Die Macht, die Metternich und die Reaktion über die Deutschen hatten, spürte Börne am eigenen Leib: "Wie das Herz der Welt überhaupt, so hat doch auch jedes Herz, auch des besten Menschen, einen Fleck, der ist gut österreichisch gesinnt - er ist das böse Prinzip. Diesen schwarzen Fleck in der Welt wie im Menschen weiß Österreich zu treffen. Und darum gelingt ihm so vieles." Die emotionale Trägheit, der Wunsch nach Gleichgewicht, nach "Indifferentismus", kurz: der Todestrieb - das ist die psychische Voraussetzung für die ideologische Unterwerfung, für das Sich-Fügen in die patriarchalen Formgesetze. Für Börne galt das ganz wörtlich: Sein Vater, der "Handelsjude in Wechselgeschäften" Jakob Baruch, war seit gemeinsamen Schultagen in Fühlung mit Klemens Fürst von Metternich. Eine Verbindung, die der Vater geschickt zu nutzen wußte. Nicht nur seine Höflichkeit, vor allem sein "Phlegma" habe ihm die Großen der Welt gewogen gemacht, hieß es über den alten Baruch.

Die Selbst-Verleugnung, ja Selbst-Auslöschung, die vollständige Unterwerfung - die immerhin reich vergütet wurden -, das blieben die väterlichen Prinzipien, dagegen rebellierte der Sohn, der wußte, er hätte mit einer Vernichtung von Sehnsucht für diese Unterwerfung zahlen müssen.

Aber hatte er nicht sich selbst verleugnet, als er, geboren als Juda Löw Baruch, dem Pfarrer zwei Louisdor gab, um sich taufen zu lassen? Börne war religiös, aber nicht fromm; das Geld legte er für "ein Plätzchen im deutschen Narrenhause" an, eine Ausgabe, die er später für eine "törichte Verschwendung" hielt. Nein, nicht sich selbst hatte er verleugnet, aber den nom-du-père, in dem für ihn das philiströse Phlegma beschlossen lag, aus dem alles Verderben kam. So stellte er, der wie kaum ein anderer Schriftsteller seiner Zeit für die Rechte der Juden eintrat, den Imperativ: "Seid keine Philister!" ans Ende seiner Streitschrift "Der ewige Jude" (1821). Börne war überzeugt, die "Flamme des Hasses" gegen die Juden habe nur einmal noch aufflammen müssen, "um auf ewig zu verlöschen". Ein schwerer Irrtum; der Haß des Abgestumpften ist ein anderer als der des Nervösen. Was sich unter der riesigen Schlafmütze vorbereitete, die Deutschland bedeckte, konnte auch Börne nicht ahnen.

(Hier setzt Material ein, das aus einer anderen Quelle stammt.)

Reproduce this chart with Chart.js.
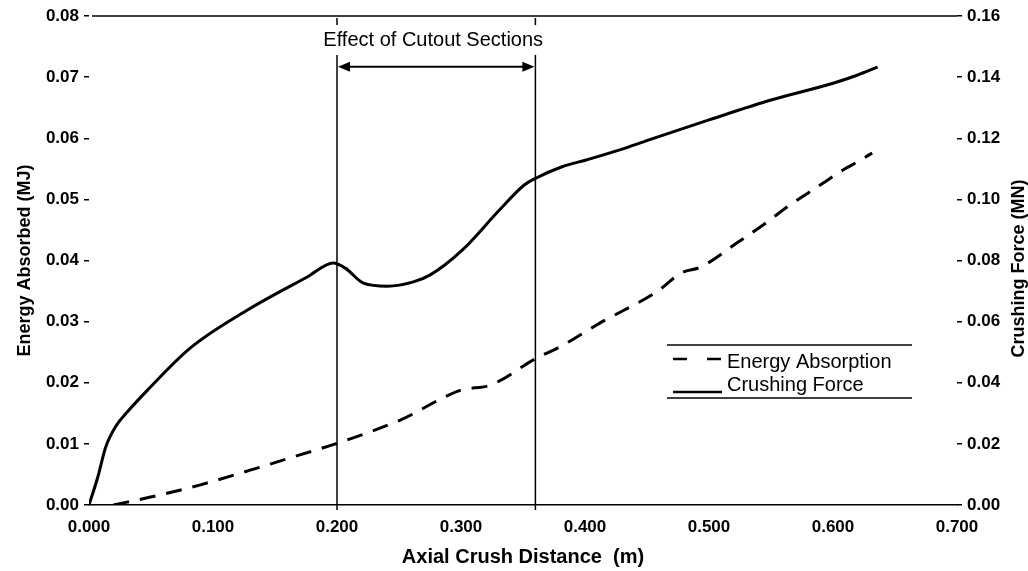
<!DOCTYPE html>
<html><head><meta charset="utf-8">
<script src="https://cdn.jsdelivr.net/npm/chart.js@4.4.1/dist/chart.umd.min.js"></script>
<style>html,body{margin:0;padding:0;background:#fff;overflow:hidden}#wrap{width:1028px;height:571px}</style>
</head><body><div id="wrap"><canvas id="c" width="1028" height="571"></canvas></div>
<script>
// ---- data ----
const crushX = [0, 0.007, 0.0135, 0.022, 0.031, 0.0472, 0.0818, 0.1278, 0.176, 0.197, 0.2067, 0.2213, 0.2406, 0.2616, 0.2752, 0.301, 0.331, 0.351, 0.3607, 0.381, 0.401, 0.428, 0.451, 0.500, 0.550, 0.600, 0.620, 0.636];
const crushForce = [0, 0.0090, 0.0190, 0.0260, 0.0305, 0.0376, 0.0514, 0.0638, 0.0746, 0.0792, 0.0775, 0.0726, 0.0716, 0.0730, 0.0753, 0.0834, 0.0965, 0.1047, 0.1070, 0.1106, 0.1129, 0.1162, 0.1194, 0.1260, 0.1325, 0.1380, 0.1407, 0.1433];
const energyX = [0.0197, 0.0496, 0.0899, 0.130, 0.170, 0.2003, 0.251, 0.300, 0.3236, 0.3607, 0.380, 0.4123, 0.458, 0.478, 0.493, 0.5227, 0.5436, 0.5654, 0.5872, 0.608, 0.622, 0.6316];
const energyAbsorbed = [0, 0.0013, 0.0033, 0.0057, 0.0082, 0.0101, 0.0139, 0.0188, 0.0196, 0.0240, 0.0259, 0.0298, 0.0349, 0.0380, 0.0389, 0.0429, 0.0458, 0.0491, 0.0520, 0.0548, 0.0564, 0.0576];
const xTickValues = [0, 0.1, 0.2, 0.3, 0.4, 0.5, 0.6, 0.7];
const xTickLabels = ['0.000','0.100','0.200','0.300','0.400','0.500','0.600','0.700'];
const leftTickValues = [0, 0.01, 0.02, 0.03, 0.04, 0.05, 0.06, 0.07, 0.08];
const leftTickLabels = ['0.00','0.01','0.02','0.03','0.04','0.05','0.06','0.07','0.08'];
const rightTickValues = [0, 0.02, 0.04, 0.06, 0.08, 0.10, 0.12, 0.14, 0.16];
const rightTickLabels = ['0.00','0.02','0.04','0.06','0.08','0.10','0.12','0.14','0.16'];
const seriesNames = ['Energy Absorption', 'Crushing Force'];
const xTitle = 'Axial Crush Distance  (m)';
const leftTitle = 'Energy Absorbed (MJ)';
const rightTitle = 'Crushing Force (MN)';
const cutoutRange = [0.2, 0.36];
const cutoutText = 'Effect of Cutout Sections';
const cutoutArrowLevel = 0.0717;   // on left axis
// ---- style ----
const FONT = '"Liberation Sans", Arial, sans-serif';
const toPts = (xs, ys) => xs.map((x, i) => ({x: x, y: ys[i]}));
const setTicks = (vals) => (s) => { s.ticks = vals.map(v => ({value: v})); };

const decorPlugin = {
  id: 'decor',
  afterDraw(chart) {
    const ctx = chart.ctx, ca = chart.chartArea;
    const xs = chart.scales.x, yl = chart.scales.yL;
    ctx.save();
    // top frame line
    ctx.strokeStyle = '#000'; ctx.lineWidth = 1.5;
    ctx.beginPath(); ctx.moveTo(ca.left + 3, ca.top); ctx.lineTo(ca.right, ca.top); ctx.stroke();
    // cutout vertical lines
    const x1 = xs.getPixelForValue(cutoutRange[0]);
    const x2 = xs.getPixelForValue(cutoutRange[1]);
    ctx.lineWidth = 1.5;
    [x1, x2].forEach(px => { ctx.beginPath(); ctx.moveTo(px, ca.top + 2); ctx.lineTo(px, ca.bottom + 5); ctx.stroke(); });
    // text with white background
    ctx.font = '20px ' + FONT;
    ctx.textAlign = 'center'; ctx.textBaseline = 'middle';
    const tw = ctx.measureText(cutoutText).width;
    const tx = (x1 + x2) / 2 - 3, ty = ca.top + 24;
    ctx.fillStyle = '#fff';
    ctx.fillRect(tx - tw / 2 - 4, ca.top + 9, tw + 8, 30);
    ctx.fillStyle = '#000';
    ctx.fillText(cutoutText, tx, ty);
    // double arrow
    const ay = yl.getPixelForValue(cutoutArrowLevel);
    ctx.lineWidth = 2;
    ctx.beginPath(); ctx.moveTo(x1 + 8, ay); ctx.lineTo(x2 - 8, ay); ctx.stroke();
    ctx.beginPath(); ctx.moveTo(x1 + 1, ay); ctx.lineTo(x1 + 13, ay - 5); ctx.lineTo(x1 + 13, ay + 5); ctx.closePath(); ctx.fill();
    ctx.beginPath(); ctx.moveTo(x2 - 1, ay); ctx.lineTo(x2 - 13, ay - 5); ctx.lineTo(x2 - 13, ay + 5); ctx.closePath(); ctx.fill();
    // right axis title (reading upward)
    ctx.save();
    ctx.translate(1019, (ca.top + ca.bottom) / 2 + 8);
    ctx.rotate(-Math.PI / 2);
    ctx.font = 'bold 18px ' + FONT;
    ctx.fillText(rightTitle, 0, 0);
    ctx.restore();
    // legend
    const lx0 = 667, lx1 = 912, ly0 = 345, ly1 = 398;
    ctx.lineWidth = 1.5;
    ctx.beginPath(); ctx.moveTo(lx0, ly0); ctx.lineTo(lx1, ly0); ctx.stroke();
    ctx.beginPath(); ctx.moveTo(lx0, ly1); ctx.lineTo(lx1, ly1); ctx.stroke();
    const items = [{ds: chart.data.datasets[0], sy: 359, ty: 362, dash: [14, 20]},
                   {ds: chart.data.datasets[1], sy: 392, ty: 385, dash: []}];
    ctx.font = '20px ' + FONT; ctx.textAlign = 'left'; ctx.textBaseline = 'middle';
    items.forEach(it => {
      ctx.setLineDash(it.dash); ctx.lineWidth = 2.5;
      ctx.beginPath(); ctx.moveTo(673, it.sy); ctx.lineTo(722, it.sy); ctx.stroke();
      ctx.setLineDash([]);
      ctx.fillText(it.ds.label, 727, it.ty);
    });
    ctx.restore();
  }
};

const tickFont = {family: FONT, size: 17, weight: 'bold'};
new Chart(document.getElementById('c'), {
  type: 'line',
  data: {
    datasets: [
      {label: seriesNames[0], data: toPts(energyX, energyAbsorbed), yAxisID: 'yL',
       borderColor: '#000', borderWidth: 3, borderDash: [16, 11], pointRadius: 0,
       cubicInterpolationMode: 'monotone', fill: false},
      {label: seriesNames[1], data: toPts(crushX, crushForce), yAxisID: 'yR',
       borderColor: '#000', borderWidth: 3, pointRadius: 0,
       cubicInterpolationMode: 'monotone', fill: false}
    ]
  },
  options: {
    responsive: false, animation: false, devicePixelRatio: 1,
    layout: {padding: {top: 16, left: 0, right: 0, bottom: 0}},
    plugins: {legend: {display: false}, tooltip: {enabled: false}},
    scales: {
      x: {type: 'linear', min: 0, max: 0.7, position: 'bottom',
          afterBuildTicks: setTicks(xTickValues),
          afterFit: s => { s.height = 66; },
          grid: {display: false, drawTicks: false},
          border: {display: true, color: '#000', width: 1.5},
          ticks: {color: '#000', font: tickFont, padding: 12, maxRotation: 0,
                  callback: (v, i) => xTickLabels[i]},
          title: {display: true, text: xTitle, color: '#000', font: {family: FONT, size: 20, weight: 'bold'},
                  padding: {top: 0, bottom: 2}}},
      yL: {type: 'linear', position: 'left', min: 0, max: 0.08,
           afterBuildTicks: setTicks(leftTickValues),
           afterFit: s => { s.width = 89; },
           grid: {drawOnChartArea: false, drawTicks: true, tickLength: 5, color: '#000', lineWidth: 1.5},
           border: {display: false},
           ticks: {color: '#000', font: tickFont, padding: 5,
                   callback: (v, i) => leftTickLabels[i]},
           title: {display: true, text: leftTitle, color: '#000', font: {family: FONT, size: 18, weight: 'bold'},
                   padding: {top: 14, bottom: 0}}},
      yR: {type: 'linear', position: 'right', min: 0, max: 0.16,
           afterBuildTicks: setTicks(rightTickValues),
           afterFit: s => { s.width = 71; },
           grid: {drawOnChartArea: false, drawTicks: true, tickLength: 5, color: '#000', lineWidth: 1.5},
           border: {display: false},
           ticks: {color: '#000', font: tickFont, padding: 5,
                   callback: (v, i) => rightTickLabels[i]}}
    }
  },
  plugins: [decorPlugin]
});
</script></body></html>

Die Rebellion gegen das österreichische Prinzip war nicht nur politisch, sondern auch psychologisch motiviert, und Börne rebellierte nicht nur auf politischem, sondern auch auf künstlerisch-literarischem Feld: Dieses regierte, unangefochten, der Olympier Goethe, gleichgültig gegenüber den Umwälzungen der Zeit, ein Geheimrat unter Höflingen, der sich seiner Kunst widmete wie andere der Rosenzucht. Börne haßte ihn wie niemanden sonst auf der Welt.

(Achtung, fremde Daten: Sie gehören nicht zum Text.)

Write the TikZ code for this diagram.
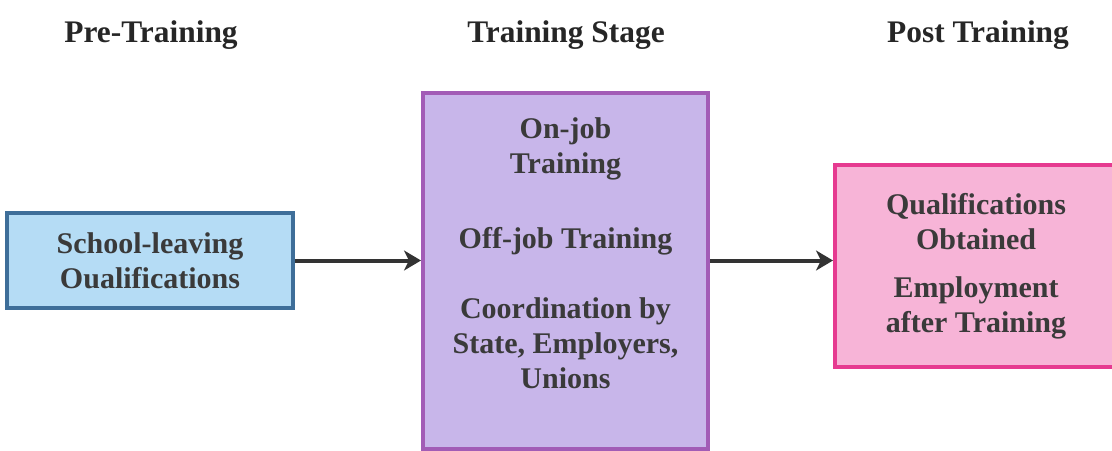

Goethe, schrieb Börne, sei mit einem "Wiener Schlafwagen (...) nach der Champagne" gereist, ein Schlafwagen, "der ihm so wert war und von dem er so viel erzählte, daß er ganz die Französische Revolution darüber vergaß. Der Glückliche." Das Glück des Trägen, der lieber im Wiener Luxus schlummern will als an der Revolution Anteil zu nehmen - und sei es durch den Haß gegen sie -, brachte Börne mehr auf als die wütende Verfolgung, die finsterste Reaktion.

Der "Stabilitätsnarr", der über den Dingen zu schweben schien, der sich vom "Werdenden, Beweglichen, Schwankenden, Strebenden, Widerstrebenden" abwandte, weil nur das "Gewordene, Seiende, Notwendige, Unbewegliche" dem "Meißel still hält", mußte also den Zwang, das Zwangssystem lieben. Die mörderische Ruhe über Deutschland war sein künstlerischer Vorteil. Unter allen Schmähungen, die Börne gegen Goethe ausstieß, war die fürchterlichste, er habe die Zeit an den Raum festnageln wollen.

In einer kulturellen Umgebung, in der von Hegels dialektischem Lob des Herrschenden bis Luhmanns System-Äquilibrium das Starre, Verfestigte, Tote noch immer den Sieg davongetragen hat, konnte Börne nur als ein "Gesinnungsästhet" gelten, nicht als ein Künstler. In einer anderen, westlicheren Welt aber, dort, wo Stendhal auf der Flucht vor Metternichs Polizisten und zum Ruhme der Französischen Revolution seine Romane schrieb, läßt sich auch Börne verstehen: "Nur die Sehnsucht macht reich." Ein deutscher Satz, französisch zu lesen.